■ STATED PROBLEM ■
Output each line of the material exactly as it stands.

■ DATASET EXTRACT ■
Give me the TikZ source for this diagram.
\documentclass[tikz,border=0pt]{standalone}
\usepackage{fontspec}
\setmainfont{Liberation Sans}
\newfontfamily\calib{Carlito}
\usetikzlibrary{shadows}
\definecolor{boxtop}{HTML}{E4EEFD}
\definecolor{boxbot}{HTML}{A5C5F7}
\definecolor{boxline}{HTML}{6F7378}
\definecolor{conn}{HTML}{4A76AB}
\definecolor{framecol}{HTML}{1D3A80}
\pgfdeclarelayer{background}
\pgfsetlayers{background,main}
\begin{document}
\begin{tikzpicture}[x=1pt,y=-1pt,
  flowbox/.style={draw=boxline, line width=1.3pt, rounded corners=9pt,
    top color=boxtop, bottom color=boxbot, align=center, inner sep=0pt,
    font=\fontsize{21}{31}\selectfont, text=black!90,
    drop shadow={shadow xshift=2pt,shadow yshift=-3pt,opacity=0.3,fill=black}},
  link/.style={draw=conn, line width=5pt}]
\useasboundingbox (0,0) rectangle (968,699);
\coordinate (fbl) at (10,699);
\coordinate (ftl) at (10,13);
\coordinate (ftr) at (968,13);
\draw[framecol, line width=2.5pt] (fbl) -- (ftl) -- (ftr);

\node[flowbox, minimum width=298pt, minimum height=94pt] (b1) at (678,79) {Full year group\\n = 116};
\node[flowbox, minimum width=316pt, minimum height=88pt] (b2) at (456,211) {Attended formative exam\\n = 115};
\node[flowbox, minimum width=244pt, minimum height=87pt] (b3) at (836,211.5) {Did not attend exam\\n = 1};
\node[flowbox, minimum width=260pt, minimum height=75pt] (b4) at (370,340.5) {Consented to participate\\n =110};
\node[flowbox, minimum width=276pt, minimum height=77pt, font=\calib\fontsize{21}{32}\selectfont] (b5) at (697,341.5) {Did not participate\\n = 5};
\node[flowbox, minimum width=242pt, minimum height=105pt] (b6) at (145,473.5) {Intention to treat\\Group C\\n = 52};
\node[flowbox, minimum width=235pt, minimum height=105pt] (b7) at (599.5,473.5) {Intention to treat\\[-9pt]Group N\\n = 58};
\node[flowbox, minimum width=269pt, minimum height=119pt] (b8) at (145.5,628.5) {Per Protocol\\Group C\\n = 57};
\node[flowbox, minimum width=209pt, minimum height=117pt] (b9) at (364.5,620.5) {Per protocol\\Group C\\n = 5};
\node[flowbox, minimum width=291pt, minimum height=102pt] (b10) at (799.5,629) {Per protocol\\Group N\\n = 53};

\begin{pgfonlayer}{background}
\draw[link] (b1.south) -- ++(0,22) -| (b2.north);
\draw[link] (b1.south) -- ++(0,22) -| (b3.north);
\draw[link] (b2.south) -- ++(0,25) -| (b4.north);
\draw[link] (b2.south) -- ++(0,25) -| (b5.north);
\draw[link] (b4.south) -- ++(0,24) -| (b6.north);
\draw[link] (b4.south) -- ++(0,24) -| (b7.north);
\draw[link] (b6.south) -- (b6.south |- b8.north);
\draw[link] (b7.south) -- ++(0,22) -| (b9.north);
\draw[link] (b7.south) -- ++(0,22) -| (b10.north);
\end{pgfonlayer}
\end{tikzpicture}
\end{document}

■ COMPLETE ANSWER ■
Give me the TikZ source for this diagram.
\documentclass[tikz,border=0pt]{standalone}
\usepackage{fontspec}
\setmainfont{Liberation Sans}
\newfontfamily\calib{Carlito}
\usetikzlibrary{shadows}
\definecolor{boxtop}{HTML}{E4EEFD}
\definecolor{boxbot}{HTML}{A5C5F7}
\definecolor{boxline}{HTML}{6F7378}
\definecolor{conn}{HTML}{4A76AB}
\definecolor{framecol}{HTML}{1D3A80}
\pgfdeclarelayer{background}
\pgfsetlayers{background,main}
\begin{document}
\begin{tikzpicture}[x=1pt,y=-1pt,
  flowbox/.style={draw=boxline, line width=1.3pt, rounded corners=9pt,
    top color=boxtop, bottom color=boxbot, align=center, inner sep=0pt,
    font=\fontsize{21}{31}\selectfont, text=black!90,
    drop shadow={shadow xshift=2pt,shadow yshift=-3pt,opacity=0.3,fill=black}},
  link/.style={draw=conn, line width=5pt}]
\useasboundingbox (0,0) rectangle (968,699);
\coordinate (fbl) at (10,699);
\coordinate (ftl) at (10,13);
\coordinate (ftr) at (968,13);
\draw[framecol, line width=2.5pt] (fbl) -- (ftl) -- (ftr);

\node[flowbox, minimum width=298pt, minimum height=94pt] (b1) at (678,79) {Full year group\\n = 116};
\node[flowbox, minimum width=316pt, minimum height=88pt] (b2) at (456,211) {Attended formative exam\\n = 115};
\node[flowbox, minimum width=244pt, minimum height=87pt] (b3) at (836,211.5) {Did not attend exam\\n = 1};
\node[flowbox, minimum width=260pt, minimum height=75pt] (b4) at (370,340.5) {Consented to participate\\n =110};
\node[flowbox, minimum width=276pt, minimum height=77pt, font=\calib\fontsize{21}{32}\selectfont] (b5) at (697,341.5) {Did not participate\\n = 5};
\node[flowbox, minimum width=242pt, minimum height=105pt] (b6) at (145,473.5) {Intention to treat\\Group C\\n = 52};
\node[flowbox, minimum width=235pt, minimum height=105pt] (b7) at (599.5,473.5) {Intention to treat\\[-9pt]Group N\\n = 58};
\node[flowbox, minimum width=269pt, minimum height=119pt] (b8) at (145.5,628.5) {Per Protocol\\Group C\\n = 57};
\node[flowbox, minimum width=209pt, minimum height=117pt] (b9) at (364.5,620.5) {Per protocol\\Group C\\n = 5};
\node[flowbox, minimum width=291pt, minimum height=102pt] (b10) at (799.5,629) {Per protocol\\Group N\\n = 53};

\begin{pgfonlayer}{background}
\draw[link] (b1.south) -- ++(0,22) -| (b2.north);
\draw[link] (b1.south) -- ++(0,22) -| (b3.north);
\draw[link] (b2.south) -- ++(0,25) -| (b4.north);
\draw[link] (b2.south) -- ++(0,25) -| (b5.north);
\draw[link] (b4.south) -- ++(0,24) -| (b6.north);
\draw[link] (b4.south) -- ++(0,24) -| (b7.north);
\draw[link] (b6.south) -- (b6.south |- b8.north);
\draw[link] (b7.south) -- ++(0,22) -| (b9.north);
\draw[link] (b7.south) -- ++(0,22) -| (b10.north);
\end{pgfonlayer}
\end{tikzpicture}
\end{document}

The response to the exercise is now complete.